▶ **Exercise**
Select all lines with the string "page" in them, and copy those lines.

▶ **Supplied data**
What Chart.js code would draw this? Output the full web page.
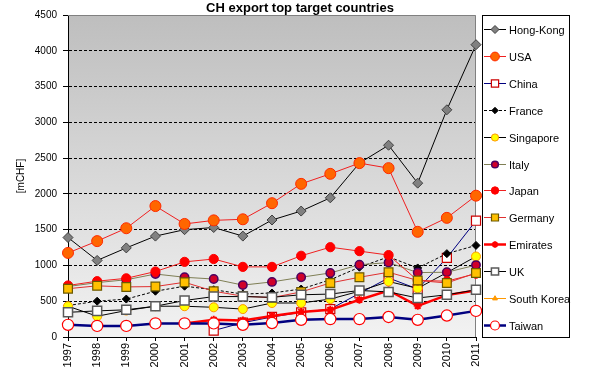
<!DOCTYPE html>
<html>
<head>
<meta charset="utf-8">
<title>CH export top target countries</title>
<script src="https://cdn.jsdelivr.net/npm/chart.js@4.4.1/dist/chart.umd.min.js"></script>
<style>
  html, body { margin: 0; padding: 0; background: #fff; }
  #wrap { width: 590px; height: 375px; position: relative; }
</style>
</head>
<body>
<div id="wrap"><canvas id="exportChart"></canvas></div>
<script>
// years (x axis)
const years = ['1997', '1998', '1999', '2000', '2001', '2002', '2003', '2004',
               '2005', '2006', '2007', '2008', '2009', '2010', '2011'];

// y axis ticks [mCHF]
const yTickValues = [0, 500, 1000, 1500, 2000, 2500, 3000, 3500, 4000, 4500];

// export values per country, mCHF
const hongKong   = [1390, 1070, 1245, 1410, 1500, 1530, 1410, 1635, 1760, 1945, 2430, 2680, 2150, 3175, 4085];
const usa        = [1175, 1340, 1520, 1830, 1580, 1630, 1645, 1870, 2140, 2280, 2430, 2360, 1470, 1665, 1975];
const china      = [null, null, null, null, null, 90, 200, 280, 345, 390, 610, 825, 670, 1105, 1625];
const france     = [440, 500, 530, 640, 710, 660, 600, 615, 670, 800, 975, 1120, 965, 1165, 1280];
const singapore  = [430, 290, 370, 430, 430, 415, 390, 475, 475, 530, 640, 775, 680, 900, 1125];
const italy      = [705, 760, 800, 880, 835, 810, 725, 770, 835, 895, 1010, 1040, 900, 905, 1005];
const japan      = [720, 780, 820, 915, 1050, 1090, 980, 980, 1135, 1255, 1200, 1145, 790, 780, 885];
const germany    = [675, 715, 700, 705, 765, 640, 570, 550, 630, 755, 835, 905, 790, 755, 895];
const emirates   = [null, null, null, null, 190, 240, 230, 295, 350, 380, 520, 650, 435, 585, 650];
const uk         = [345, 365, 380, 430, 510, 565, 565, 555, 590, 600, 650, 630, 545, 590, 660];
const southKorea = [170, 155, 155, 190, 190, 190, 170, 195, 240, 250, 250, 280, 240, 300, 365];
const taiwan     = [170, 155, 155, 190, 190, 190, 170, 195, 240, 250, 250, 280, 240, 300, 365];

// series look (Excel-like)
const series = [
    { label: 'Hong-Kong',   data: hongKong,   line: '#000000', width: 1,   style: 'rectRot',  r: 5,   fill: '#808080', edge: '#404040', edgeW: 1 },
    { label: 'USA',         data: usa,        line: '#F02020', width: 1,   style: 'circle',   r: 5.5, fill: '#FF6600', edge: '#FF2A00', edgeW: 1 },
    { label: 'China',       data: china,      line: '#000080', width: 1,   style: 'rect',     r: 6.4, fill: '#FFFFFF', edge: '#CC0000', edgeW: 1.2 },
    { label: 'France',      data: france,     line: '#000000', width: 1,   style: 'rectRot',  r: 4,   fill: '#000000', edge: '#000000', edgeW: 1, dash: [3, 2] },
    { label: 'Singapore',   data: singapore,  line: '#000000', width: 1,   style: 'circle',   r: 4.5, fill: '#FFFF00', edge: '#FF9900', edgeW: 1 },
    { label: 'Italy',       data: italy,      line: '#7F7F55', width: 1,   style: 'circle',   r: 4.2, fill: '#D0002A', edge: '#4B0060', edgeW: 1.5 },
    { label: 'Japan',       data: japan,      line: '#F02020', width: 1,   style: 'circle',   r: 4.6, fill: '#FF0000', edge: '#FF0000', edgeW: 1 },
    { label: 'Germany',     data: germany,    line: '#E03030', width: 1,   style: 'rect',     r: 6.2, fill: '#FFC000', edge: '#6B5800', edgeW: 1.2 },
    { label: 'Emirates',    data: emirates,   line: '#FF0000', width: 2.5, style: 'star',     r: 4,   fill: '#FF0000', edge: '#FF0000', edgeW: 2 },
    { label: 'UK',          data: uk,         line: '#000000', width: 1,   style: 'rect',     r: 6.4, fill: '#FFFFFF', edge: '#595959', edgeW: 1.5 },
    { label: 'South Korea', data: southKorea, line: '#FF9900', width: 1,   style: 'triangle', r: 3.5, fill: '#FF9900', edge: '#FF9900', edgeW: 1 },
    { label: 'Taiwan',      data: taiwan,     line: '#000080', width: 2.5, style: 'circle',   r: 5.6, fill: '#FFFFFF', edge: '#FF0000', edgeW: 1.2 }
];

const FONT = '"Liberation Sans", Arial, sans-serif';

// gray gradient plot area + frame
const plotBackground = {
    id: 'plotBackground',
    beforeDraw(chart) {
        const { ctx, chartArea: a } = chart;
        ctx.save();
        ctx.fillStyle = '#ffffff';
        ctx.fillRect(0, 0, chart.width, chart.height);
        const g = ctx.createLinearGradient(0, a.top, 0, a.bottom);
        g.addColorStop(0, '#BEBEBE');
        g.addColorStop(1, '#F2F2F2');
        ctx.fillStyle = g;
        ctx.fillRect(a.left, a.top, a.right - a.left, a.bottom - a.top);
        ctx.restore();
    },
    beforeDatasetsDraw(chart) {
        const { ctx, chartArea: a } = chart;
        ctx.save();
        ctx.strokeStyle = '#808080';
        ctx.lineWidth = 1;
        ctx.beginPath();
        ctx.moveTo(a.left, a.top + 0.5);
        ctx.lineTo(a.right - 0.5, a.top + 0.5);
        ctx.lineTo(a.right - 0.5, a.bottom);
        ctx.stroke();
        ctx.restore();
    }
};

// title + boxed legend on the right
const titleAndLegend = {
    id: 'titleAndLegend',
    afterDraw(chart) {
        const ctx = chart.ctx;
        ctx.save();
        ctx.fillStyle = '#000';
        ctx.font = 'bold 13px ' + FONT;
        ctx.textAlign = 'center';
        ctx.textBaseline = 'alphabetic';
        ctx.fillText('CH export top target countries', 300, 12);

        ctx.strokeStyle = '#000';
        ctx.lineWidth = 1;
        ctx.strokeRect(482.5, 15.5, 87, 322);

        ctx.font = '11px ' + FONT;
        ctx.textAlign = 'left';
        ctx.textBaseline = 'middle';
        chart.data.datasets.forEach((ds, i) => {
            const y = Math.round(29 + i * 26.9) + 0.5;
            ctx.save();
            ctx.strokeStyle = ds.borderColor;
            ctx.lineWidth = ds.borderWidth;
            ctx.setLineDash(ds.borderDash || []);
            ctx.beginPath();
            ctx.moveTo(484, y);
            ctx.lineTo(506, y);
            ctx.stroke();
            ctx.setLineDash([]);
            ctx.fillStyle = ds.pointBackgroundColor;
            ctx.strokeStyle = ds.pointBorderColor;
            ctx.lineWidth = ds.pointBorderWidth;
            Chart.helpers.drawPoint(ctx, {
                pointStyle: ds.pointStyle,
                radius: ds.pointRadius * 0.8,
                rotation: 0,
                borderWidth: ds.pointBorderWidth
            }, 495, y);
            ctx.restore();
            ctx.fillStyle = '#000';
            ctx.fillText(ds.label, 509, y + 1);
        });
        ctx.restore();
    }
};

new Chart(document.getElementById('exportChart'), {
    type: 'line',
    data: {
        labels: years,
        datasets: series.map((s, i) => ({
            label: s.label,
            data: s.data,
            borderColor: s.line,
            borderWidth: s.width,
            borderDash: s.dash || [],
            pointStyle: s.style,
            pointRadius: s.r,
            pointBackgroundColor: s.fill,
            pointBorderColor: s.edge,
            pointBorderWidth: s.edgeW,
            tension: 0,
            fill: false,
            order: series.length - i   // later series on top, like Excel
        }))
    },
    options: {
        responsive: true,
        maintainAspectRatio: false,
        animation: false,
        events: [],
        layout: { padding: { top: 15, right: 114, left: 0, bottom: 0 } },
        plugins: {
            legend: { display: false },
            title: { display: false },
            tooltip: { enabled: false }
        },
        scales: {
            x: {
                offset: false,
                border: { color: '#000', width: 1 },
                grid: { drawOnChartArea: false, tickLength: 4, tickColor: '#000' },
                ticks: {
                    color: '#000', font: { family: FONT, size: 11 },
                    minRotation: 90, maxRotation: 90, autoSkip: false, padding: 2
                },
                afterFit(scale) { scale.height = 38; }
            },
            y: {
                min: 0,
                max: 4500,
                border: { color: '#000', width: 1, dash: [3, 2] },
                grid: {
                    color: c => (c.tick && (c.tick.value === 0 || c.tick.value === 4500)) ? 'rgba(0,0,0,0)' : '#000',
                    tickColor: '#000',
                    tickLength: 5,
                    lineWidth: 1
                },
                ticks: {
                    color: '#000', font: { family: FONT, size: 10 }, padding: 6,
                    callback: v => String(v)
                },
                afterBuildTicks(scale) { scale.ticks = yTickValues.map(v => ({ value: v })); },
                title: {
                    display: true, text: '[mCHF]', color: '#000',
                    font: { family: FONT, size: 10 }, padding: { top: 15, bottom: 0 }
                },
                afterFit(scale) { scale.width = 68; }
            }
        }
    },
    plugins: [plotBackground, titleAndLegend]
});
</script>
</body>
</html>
---
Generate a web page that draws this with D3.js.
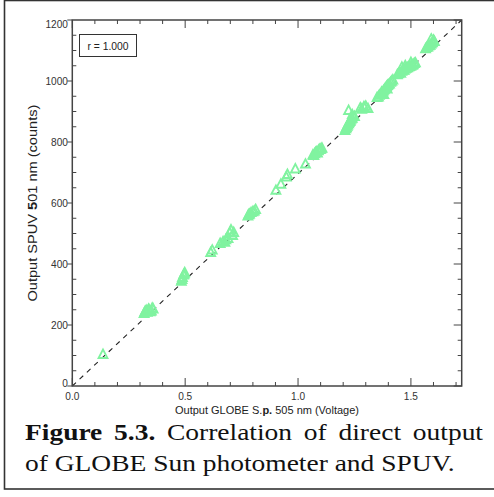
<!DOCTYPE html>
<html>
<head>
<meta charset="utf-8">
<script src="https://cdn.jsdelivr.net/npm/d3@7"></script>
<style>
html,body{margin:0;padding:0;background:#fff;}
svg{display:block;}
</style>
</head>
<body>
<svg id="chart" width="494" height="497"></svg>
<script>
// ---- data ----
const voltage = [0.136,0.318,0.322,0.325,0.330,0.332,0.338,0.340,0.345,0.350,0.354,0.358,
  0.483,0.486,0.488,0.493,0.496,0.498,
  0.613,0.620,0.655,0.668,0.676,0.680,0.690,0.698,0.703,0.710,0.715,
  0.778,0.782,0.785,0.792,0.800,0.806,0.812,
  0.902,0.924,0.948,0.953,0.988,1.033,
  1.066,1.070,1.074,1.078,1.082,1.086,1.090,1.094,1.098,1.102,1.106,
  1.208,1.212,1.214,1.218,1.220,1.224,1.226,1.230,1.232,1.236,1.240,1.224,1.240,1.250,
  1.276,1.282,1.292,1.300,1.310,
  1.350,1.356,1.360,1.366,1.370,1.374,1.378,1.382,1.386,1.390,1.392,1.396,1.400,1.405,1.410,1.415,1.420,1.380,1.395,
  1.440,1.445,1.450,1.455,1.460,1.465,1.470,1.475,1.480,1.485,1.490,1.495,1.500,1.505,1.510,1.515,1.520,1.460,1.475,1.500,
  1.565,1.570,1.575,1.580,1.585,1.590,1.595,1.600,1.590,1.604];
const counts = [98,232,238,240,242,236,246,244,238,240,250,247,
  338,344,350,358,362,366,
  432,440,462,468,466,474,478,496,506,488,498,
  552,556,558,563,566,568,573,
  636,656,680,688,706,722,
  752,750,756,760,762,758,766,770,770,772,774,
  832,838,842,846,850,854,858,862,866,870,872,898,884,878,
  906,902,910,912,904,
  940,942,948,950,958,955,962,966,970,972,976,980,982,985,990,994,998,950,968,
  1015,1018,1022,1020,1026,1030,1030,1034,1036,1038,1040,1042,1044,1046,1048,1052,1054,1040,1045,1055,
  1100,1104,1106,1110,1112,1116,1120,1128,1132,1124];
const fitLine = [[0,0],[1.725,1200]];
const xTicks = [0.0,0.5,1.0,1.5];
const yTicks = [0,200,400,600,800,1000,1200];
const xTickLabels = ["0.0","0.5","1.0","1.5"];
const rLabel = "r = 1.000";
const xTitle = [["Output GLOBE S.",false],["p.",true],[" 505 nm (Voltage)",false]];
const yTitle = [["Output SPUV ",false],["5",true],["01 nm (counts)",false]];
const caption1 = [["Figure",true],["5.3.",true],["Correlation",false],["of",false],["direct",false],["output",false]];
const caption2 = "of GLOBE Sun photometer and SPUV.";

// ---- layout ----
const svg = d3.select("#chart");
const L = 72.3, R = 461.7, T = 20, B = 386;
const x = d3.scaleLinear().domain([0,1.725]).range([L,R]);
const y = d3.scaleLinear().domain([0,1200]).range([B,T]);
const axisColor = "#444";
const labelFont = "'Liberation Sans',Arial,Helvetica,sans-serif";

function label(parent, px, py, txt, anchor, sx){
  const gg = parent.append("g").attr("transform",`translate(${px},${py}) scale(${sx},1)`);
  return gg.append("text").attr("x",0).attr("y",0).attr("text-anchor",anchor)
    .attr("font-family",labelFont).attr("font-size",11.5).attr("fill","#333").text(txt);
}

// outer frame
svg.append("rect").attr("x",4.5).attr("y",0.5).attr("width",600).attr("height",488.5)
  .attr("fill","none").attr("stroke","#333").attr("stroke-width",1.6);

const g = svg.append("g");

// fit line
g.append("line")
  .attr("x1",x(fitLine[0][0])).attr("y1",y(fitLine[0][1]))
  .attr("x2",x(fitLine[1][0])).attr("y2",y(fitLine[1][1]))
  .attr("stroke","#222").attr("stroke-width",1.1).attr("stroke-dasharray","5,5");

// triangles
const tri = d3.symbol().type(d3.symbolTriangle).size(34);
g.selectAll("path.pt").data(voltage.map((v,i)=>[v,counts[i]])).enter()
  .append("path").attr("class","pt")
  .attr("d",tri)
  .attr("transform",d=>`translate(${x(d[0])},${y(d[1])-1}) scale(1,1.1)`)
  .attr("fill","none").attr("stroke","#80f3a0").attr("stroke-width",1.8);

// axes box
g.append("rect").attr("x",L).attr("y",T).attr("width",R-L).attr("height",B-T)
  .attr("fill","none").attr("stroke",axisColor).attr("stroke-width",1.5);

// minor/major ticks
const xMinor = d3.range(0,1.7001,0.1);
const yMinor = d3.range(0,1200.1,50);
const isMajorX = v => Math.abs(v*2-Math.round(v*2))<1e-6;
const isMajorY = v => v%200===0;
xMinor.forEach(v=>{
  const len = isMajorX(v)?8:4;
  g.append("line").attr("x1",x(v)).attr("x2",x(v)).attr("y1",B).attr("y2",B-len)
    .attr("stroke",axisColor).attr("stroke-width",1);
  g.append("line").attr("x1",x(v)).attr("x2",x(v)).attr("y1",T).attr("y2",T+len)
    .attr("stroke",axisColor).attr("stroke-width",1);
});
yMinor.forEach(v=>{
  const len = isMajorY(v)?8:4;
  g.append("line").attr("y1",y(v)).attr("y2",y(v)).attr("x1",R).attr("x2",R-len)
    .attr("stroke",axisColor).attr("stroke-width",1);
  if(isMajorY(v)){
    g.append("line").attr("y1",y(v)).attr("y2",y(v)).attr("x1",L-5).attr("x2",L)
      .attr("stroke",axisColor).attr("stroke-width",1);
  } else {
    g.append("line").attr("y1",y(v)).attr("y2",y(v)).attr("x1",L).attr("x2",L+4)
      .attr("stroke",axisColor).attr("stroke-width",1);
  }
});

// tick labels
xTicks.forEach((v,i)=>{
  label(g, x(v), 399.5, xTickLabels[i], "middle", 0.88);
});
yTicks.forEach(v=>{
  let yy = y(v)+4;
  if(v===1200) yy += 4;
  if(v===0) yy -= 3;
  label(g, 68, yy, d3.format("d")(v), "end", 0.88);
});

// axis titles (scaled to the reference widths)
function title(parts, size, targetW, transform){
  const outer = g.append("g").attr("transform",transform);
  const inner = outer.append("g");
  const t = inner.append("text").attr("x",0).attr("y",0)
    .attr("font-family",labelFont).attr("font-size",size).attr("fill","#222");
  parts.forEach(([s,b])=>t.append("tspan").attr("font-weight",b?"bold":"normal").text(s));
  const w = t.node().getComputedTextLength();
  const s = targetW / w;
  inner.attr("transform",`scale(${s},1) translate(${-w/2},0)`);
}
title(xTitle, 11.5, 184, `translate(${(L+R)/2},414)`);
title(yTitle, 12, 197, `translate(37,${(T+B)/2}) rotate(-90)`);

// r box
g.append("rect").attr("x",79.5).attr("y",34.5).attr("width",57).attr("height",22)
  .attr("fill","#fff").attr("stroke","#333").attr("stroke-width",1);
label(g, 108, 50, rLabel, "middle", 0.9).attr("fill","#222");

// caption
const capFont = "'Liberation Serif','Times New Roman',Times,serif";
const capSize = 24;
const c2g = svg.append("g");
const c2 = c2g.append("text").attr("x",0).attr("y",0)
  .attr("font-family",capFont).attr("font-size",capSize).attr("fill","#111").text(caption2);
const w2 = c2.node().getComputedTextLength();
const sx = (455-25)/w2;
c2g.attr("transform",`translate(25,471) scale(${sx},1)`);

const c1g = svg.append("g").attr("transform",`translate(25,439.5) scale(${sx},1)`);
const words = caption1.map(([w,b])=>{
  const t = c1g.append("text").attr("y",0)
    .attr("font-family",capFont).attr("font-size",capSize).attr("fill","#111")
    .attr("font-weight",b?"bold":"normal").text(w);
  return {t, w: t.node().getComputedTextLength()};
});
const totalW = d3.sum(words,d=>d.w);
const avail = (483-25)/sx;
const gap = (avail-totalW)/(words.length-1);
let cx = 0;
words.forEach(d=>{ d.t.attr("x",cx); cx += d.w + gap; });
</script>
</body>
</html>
...
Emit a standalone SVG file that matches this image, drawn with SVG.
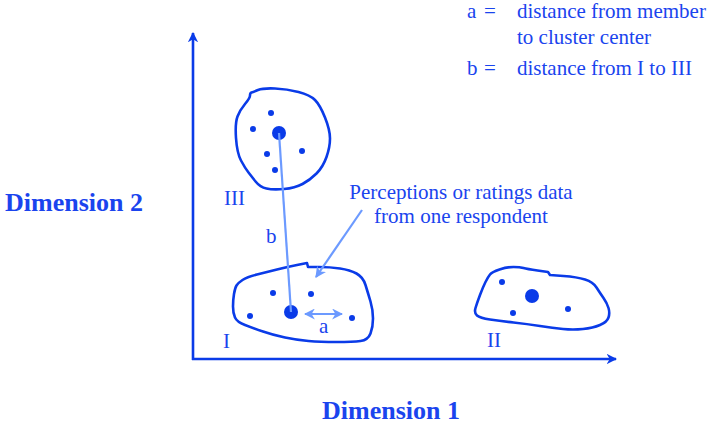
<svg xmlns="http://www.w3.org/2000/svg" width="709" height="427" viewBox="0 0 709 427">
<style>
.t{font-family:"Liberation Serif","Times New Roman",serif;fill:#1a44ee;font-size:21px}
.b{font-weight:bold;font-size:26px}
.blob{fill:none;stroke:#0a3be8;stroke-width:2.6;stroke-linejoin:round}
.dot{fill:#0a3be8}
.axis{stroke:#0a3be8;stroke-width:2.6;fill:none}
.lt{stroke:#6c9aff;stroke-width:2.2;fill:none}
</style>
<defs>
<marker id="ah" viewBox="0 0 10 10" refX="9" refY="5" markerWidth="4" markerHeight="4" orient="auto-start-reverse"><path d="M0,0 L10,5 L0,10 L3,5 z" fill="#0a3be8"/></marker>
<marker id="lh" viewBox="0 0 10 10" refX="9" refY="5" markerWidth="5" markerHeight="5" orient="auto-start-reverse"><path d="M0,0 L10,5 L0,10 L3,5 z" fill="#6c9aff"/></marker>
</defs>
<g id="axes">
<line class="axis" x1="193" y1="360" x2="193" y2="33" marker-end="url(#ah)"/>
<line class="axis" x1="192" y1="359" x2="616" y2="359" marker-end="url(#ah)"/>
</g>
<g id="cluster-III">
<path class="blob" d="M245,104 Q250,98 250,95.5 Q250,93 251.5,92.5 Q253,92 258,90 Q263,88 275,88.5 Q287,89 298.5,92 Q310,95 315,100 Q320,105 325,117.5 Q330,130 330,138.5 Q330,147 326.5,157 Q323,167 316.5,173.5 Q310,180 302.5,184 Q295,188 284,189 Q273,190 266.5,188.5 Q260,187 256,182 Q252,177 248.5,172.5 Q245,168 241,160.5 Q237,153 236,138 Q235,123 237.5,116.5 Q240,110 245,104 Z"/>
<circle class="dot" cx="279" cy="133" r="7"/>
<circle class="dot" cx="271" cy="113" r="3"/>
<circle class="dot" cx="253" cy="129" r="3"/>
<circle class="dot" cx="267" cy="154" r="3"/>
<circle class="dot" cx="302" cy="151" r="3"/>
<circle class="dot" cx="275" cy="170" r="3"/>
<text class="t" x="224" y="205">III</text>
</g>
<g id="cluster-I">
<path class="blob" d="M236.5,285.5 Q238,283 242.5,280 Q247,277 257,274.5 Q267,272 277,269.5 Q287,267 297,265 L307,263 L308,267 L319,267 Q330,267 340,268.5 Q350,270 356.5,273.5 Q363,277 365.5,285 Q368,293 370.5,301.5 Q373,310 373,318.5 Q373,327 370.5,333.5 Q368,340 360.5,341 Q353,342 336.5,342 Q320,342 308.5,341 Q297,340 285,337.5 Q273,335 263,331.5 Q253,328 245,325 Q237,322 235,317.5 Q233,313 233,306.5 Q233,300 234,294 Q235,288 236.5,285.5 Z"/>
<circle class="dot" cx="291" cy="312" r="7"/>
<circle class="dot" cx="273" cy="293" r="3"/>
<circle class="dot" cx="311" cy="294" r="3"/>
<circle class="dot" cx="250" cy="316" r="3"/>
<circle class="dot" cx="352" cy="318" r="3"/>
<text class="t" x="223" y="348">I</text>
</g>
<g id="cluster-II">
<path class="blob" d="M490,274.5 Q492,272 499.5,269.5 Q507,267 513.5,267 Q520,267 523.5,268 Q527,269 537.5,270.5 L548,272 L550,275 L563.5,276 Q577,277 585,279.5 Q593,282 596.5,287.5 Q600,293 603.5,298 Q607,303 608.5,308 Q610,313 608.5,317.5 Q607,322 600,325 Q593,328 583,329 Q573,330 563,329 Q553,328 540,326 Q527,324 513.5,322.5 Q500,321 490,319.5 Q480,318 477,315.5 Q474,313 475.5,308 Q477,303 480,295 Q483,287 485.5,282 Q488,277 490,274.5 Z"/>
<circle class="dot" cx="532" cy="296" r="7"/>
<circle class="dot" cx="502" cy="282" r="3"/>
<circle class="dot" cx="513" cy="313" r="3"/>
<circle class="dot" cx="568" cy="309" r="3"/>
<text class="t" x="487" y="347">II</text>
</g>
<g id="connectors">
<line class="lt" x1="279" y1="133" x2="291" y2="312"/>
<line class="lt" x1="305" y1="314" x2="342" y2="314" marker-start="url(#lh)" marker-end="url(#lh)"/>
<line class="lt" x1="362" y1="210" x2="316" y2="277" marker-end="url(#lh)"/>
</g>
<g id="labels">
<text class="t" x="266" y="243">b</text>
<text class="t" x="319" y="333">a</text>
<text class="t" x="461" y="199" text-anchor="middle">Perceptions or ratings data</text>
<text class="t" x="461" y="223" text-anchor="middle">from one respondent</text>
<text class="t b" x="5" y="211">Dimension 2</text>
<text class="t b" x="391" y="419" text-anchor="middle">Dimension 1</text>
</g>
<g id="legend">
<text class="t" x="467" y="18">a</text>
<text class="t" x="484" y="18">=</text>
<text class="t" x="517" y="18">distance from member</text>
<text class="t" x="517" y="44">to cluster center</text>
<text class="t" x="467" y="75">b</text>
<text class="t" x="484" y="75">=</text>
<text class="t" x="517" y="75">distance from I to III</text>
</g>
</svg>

▶ **Result for this task**
What Chart.js code would draw this? Output the full web page.
Generate a web page that draws this with D3.js.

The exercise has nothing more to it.